Notas sobre Moby Dick.





Viendo “Moby Dick”, en canal TCM. Filmada en 1956, dirigida por John Huston, con guión de Ray Bradbury. Gregory Peck es Ahab, Richard Basehart, Ismael. Parece que trabaja Orson Wells.
La película empieza con la misma frase del libro: Pueden ustedes llamarme Ismael. Como si la historia de la caza de la ballena quedara en segundo plano en relación a la escritura del texto. Como me pasó con Bolaño, en Melville se nota una profunda pasión por escribir. Todo se desborda hacia lo escrito, uno se da cuenta, con cierta envidia, que el escritor se vaporizaba de placer en el acto en que escribía. Escritura orgásmica.
Ahora llega a la habitación de Ismael, poniendo unas cabezas encogidas sobre el hogar de la leña y amenazándolo con un hacha, Queequeg. El actor se parece al personaje que uno tiene en la memoria: calvo, con una cola de caballos que le sale desde el centro del cráneo, los tatuajes profusos, múltiples, en los brazos, la cara, la espalda. Cierta cosa homosexual con Ismael. New Bedford. Me pregunto si será un lugar real. Referencias obligadas a Jonás. ¿Será Wells el predicador que recuerda esa historia bíblica desde un púlpito que es en realidad la proa de un barco? Parece que sí. Queequeg y la teoría del buen salvaje puesta en escena. Pipa de la paz y a la mar. Aparece el capitán Peleg y Bildad. El barco se llama Pequod: pecado. Referencia al nombre Ahab: ¿un rey malvado que los perros, una vez muerto, lamieron su sangre? ¿Ahab era un apodo? Ismael consigue una paga de 300ava partes del botín total. No parece un gran negocio. El loco que anticipa la historia: Elías. Referencia bíblica. Canciones de marineros que zarpan. Debían ser comunes estos cantos. Como en “El holandés errante”, de Wagner. Un mascarón de proa que se parece a Queequeg.  En el libro, las primeras páginas, quizá el mejor comienzo jamás escrito. La referencia a Catón pasa de largo, así como cierto tono absolutamente cínico de escaparse hacia el mar. Ahab no sale. Otra descripción genial en el libro. A la altura del escudo de Aquiles. En la película, tutti de orquesta. Pierna postiza hecha de hueso de cachalote. Música alocada, exaltación general a base de tragos de ron. Moby Dick como un mito de marineros borrachos y malolientes. La rareza de lo blanco como algo maligno.

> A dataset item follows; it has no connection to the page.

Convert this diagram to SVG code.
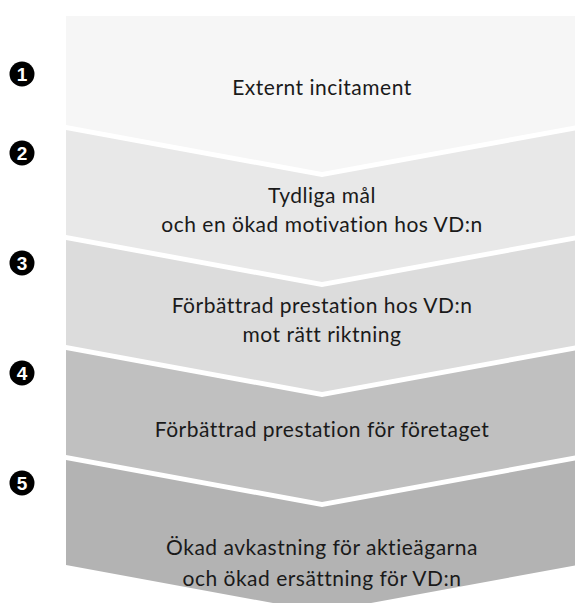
<svg xmlns="http://www.w3.org/2000/svg" width="575" height="603" viewBox="0 0 575 603">
<style>
.lbl{font-family:"Lato","Open Sans","DejaVu Sans",sans-serif;font-size:21px;letter-spacing:0.5px;fill:#1a1a1a;text-anchor:middle}
.num circle{fill:#000}
.num text{font-family:"Liberation Sans",Arial,sans-serif;font-weight:bold;font-size:19px;fill:#fff;text-anchor:middle}
</style>
<rect width="575" height="603" fill="#fff"/>
<g id="band1">
<polygon points="66,16 578,16 578,125 322,172 66,125" fill="#f6f6f6"/>
<text class="lbl" x="322" y="95">Externt incitament</text>
</g>
<g id="band2">
<polygon points="66,130 322,177 578,130 578,235 322,282 66,235" fill="#e8e8e8"/>
<text class="lbl" x="322" y="203">Tydliga mål</text>
<text class="lbl" x="322" y="232">och en ökad motivation hos VD:n</text>
</g>
<g id="band3">
<polygon points="66,240 322,287 578,240 578,345 322,392 66,345" fill="#dcdcdc"/>
<text class="lbl" x="322" y="313">Förbättrad prestation hos VD:n</text>
<text class="lbl" x="322" y="342">mot rätt riktning</text>
</g>
<g id="band4">
<polygon points="66,350 322,397 578,350 578,455 322,502 66,455" fill="#c0c0c0"/>
<text class="lbl" x="322" y="437">Förbättrad prestation för företaget</text>
</g>
<g id="band5">
<polygon points="66,460 322,507 578,460 578,565 322,612 66,565" fill="#b3b3b3"/>
<text class="lbl" x="322" y="555">Ökad avkastning för aktieägarna</text>
<text class="lbl" x="322" y="586">och ökad ersättning för VD:n</text>
</g>
<g id="num1" class="num"><circle cx="22" cy="74" r="12.5"/><text x="22" y="81">1</text></g>
<g id="num2" class="num"><circle cx="22" cy="153" r="12.5"/><text x="22" y="160">2</text></g>
<g id="num3" class="num"><circle cx="22" cy="263" r="12.5"/><text x="22" y="270">3</text></g>
<g id="num4" class="num"><circle cx="22" cy="373" r="12.5"/><text x="22" y="380">4</text></g>
<g id="num5" class="num"><circle cx="22" cy="483" r="12.5"/><text x="22" y="490">5</text></g>
<g id="connectors"/>
</svg>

En la película, algunos efectos especiales bastante pobres. Esta bien que la película tiene más de cincuenta años. Es una suerte que sea a color. El mar rojo de sangre. En el libro, descripciones detalladas de las partes de los cetáceos, de los productos que se obtienen, de las diferentes formas de cazarlas y desollarlas. Starbuck, Stubb, Pip, Flask. Leviatán, Timor Tom, Jack, Morquan. Mapas, cartografías, un compás, arpones afilados, sogas. La libertad del vigía, arriba del mástil, con el horizonte ilimitado. Escenas que se repiten. Hombre al agua: mal agüero. El futuro en los huesos, según Queequeg. Su propio ataúd anticipado. Cetología. Motín. La espera.

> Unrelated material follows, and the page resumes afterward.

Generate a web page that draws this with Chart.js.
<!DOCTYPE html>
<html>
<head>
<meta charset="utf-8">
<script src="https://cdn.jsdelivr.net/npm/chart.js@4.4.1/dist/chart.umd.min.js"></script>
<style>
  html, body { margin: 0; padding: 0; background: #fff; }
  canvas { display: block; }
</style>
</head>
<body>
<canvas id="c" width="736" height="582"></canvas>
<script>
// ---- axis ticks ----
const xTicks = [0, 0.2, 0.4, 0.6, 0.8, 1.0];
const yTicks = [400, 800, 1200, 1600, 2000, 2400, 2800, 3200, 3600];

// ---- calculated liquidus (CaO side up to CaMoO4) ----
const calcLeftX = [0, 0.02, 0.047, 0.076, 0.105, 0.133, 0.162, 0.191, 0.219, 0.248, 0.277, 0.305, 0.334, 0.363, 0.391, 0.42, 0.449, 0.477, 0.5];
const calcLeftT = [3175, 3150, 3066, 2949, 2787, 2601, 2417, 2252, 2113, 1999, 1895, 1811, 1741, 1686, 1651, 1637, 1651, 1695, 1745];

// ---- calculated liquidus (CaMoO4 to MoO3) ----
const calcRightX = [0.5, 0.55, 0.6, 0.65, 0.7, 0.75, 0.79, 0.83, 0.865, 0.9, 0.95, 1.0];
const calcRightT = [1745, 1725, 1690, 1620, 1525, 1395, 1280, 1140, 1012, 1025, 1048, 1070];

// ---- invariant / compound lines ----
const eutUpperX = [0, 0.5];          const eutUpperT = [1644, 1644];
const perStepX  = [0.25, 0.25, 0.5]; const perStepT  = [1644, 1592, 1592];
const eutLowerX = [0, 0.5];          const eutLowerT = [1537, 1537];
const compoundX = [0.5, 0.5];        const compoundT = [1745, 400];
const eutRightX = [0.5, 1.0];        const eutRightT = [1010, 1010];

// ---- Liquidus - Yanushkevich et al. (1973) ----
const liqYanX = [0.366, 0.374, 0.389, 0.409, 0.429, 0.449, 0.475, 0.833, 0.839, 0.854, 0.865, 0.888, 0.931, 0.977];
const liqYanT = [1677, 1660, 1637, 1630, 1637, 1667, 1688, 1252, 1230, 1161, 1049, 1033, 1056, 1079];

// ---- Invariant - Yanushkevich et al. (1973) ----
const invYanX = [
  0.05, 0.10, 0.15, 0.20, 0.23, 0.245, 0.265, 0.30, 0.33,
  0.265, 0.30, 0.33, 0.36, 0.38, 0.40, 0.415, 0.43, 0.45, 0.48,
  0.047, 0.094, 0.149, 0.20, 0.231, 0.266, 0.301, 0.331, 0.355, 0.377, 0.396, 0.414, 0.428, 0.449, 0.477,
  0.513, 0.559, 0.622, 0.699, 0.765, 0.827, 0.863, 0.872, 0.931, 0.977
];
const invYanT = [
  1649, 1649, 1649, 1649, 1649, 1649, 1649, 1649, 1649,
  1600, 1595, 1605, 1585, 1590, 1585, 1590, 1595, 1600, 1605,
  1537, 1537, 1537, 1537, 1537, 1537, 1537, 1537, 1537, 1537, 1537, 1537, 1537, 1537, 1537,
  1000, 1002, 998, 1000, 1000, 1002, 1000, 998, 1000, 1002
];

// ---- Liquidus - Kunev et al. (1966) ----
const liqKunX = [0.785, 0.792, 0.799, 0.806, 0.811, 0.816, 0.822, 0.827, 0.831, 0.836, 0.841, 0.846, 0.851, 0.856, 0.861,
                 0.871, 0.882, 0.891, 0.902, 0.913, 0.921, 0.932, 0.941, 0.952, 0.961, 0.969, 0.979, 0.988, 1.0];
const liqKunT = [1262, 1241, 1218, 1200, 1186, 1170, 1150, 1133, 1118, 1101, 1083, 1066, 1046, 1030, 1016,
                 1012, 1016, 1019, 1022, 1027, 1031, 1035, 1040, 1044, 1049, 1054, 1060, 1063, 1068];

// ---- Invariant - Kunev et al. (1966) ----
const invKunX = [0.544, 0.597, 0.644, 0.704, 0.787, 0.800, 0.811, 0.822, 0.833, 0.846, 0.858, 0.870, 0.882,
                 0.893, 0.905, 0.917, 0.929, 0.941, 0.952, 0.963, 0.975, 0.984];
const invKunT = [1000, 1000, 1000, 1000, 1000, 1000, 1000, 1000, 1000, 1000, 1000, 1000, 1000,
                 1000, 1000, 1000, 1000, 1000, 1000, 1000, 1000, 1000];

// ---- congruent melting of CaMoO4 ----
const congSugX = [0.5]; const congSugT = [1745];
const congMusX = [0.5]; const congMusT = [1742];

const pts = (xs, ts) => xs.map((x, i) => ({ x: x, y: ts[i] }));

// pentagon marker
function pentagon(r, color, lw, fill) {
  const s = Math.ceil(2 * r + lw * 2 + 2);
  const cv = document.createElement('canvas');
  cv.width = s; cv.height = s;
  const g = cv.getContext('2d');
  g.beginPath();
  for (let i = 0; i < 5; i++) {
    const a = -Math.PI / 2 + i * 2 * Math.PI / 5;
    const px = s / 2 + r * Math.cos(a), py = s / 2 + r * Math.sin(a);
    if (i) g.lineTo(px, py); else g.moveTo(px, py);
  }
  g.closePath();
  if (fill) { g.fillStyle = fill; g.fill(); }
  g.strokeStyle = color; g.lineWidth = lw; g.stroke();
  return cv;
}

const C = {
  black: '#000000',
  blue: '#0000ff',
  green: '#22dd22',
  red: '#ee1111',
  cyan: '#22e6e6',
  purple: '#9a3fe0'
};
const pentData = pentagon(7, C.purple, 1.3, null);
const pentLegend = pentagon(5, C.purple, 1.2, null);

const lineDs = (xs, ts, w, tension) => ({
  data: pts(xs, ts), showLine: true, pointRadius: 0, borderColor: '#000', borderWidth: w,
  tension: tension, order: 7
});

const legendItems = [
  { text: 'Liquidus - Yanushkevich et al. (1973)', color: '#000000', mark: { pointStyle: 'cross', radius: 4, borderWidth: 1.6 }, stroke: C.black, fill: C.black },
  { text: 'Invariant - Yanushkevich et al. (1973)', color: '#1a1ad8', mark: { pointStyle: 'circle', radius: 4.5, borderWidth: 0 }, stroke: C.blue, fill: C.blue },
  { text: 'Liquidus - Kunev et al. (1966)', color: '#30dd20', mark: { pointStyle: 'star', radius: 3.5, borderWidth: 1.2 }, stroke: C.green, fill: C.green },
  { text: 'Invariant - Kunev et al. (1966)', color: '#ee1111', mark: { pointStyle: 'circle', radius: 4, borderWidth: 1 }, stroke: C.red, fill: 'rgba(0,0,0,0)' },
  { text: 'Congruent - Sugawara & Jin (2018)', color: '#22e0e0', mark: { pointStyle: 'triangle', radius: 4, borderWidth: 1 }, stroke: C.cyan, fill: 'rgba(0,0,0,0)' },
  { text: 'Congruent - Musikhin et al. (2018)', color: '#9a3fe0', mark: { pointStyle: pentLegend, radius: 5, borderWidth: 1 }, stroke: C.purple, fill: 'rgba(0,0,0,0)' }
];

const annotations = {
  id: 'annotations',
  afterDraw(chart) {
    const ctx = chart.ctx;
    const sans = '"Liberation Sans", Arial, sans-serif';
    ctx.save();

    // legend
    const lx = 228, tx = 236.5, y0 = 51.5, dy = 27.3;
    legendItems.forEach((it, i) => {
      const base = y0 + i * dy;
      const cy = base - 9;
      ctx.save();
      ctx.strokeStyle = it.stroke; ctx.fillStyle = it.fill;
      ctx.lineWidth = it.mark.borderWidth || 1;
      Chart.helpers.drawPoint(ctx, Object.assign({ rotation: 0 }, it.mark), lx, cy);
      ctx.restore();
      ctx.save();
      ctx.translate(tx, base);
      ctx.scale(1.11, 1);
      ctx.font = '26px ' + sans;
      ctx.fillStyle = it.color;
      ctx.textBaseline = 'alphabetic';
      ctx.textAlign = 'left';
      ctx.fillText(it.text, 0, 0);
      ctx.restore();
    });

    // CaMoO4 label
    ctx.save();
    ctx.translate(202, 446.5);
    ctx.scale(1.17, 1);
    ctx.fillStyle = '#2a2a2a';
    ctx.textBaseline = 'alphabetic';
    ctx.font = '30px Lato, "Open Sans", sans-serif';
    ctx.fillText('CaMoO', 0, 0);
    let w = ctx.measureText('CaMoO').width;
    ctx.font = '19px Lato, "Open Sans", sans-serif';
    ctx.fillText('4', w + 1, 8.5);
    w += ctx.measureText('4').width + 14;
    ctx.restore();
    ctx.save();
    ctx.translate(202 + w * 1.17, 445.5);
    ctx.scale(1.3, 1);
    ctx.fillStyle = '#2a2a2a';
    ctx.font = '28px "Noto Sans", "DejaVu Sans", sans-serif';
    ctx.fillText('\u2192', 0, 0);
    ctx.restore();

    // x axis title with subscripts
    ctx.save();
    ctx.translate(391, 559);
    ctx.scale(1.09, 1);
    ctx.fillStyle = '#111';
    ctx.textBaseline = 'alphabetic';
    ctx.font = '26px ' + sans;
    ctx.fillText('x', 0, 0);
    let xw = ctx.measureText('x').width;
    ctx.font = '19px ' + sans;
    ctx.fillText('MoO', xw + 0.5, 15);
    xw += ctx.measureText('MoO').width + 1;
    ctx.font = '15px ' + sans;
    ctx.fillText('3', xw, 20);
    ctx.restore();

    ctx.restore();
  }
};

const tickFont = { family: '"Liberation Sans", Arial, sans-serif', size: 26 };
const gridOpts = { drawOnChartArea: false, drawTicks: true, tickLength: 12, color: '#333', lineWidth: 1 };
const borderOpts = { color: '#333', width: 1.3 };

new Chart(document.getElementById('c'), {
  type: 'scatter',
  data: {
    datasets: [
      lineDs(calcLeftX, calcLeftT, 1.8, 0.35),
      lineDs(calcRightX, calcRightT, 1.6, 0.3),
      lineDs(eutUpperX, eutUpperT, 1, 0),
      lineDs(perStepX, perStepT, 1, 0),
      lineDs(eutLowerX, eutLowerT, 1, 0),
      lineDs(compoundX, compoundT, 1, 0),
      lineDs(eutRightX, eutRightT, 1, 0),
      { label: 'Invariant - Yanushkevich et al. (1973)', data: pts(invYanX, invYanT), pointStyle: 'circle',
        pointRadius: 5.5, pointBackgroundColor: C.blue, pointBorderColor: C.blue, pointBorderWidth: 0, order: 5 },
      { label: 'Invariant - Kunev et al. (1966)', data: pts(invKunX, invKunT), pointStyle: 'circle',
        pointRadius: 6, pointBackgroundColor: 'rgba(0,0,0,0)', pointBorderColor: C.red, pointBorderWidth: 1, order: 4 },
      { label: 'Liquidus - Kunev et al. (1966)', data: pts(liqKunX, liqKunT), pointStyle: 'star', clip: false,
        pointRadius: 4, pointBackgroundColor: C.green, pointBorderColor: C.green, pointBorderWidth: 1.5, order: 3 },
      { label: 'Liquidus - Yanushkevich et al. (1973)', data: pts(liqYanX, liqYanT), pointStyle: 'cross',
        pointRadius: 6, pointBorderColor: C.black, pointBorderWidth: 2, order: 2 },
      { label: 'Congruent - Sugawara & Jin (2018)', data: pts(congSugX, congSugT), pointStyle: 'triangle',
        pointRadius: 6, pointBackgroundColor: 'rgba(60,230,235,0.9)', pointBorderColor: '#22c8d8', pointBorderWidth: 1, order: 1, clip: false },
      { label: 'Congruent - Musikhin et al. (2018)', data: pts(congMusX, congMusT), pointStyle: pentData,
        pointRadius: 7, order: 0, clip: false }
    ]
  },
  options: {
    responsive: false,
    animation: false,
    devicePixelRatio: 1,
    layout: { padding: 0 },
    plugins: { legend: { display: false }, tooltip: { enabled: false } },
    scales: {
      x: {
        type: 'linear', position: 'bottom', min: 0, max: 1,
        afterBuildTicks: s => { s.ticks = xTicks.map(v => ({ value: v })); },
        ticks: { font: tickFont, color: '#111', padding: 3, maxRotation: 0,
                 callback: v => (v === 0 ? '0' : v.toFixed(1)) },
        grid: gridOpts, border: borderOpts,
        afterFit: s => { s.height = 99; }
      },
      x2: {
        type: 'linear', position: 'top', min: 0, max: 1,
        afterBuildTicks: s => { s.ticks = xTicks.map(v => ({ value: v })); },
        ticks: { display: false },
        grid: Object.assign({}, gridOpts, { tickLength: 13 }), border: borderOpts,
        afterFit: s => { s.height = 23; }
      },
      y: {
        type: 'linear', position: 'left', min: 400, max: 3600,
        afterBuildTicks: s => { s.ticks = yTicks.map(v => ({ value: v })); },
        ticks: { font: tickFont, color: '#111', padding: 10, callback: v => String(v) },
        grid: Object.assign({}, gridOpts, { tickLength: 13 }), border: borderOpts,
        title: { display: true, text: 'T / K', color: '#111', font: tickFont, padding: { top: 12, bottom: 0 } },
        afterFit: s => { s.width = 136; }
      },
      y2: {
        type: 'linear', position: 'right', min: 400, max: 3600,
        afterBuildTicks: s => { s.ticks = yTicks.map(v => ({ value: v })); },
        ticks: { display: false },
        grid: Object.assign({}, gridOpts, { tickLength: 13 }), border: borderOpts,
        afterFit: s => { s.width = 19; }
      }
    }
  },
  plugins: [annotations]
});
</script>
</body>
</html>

En el libro, el tipo que se cae dentro de la cabeza de la ballena, al querer sacar el ámbar. Encuentros con otros barcos. La pelea de Ahab con Dios, así, con mayúsculas. El dios del antiguo testamento: rayos y truenos, tormentas bíblicas. Arpones templados en sangre con alto porcentaje de ron. Tormenta sobre el mar. ¿El fuego de San Telmo? ¿Qué era eso? Recapitulación de Ahab, su vida, su venganza, sus secretos. ¿Ahab es Ahab? El guión de Ray Bradbury por momentos es literal. Saca frases completas. “La sinfonía” o cómo se debe rematar perfectamente un relato. Encuentro con la ballena, final con muerte y un cajón que flota con Ismael encima. Un gran dios blanco, dice Pip. La predicción de Elías se cumple.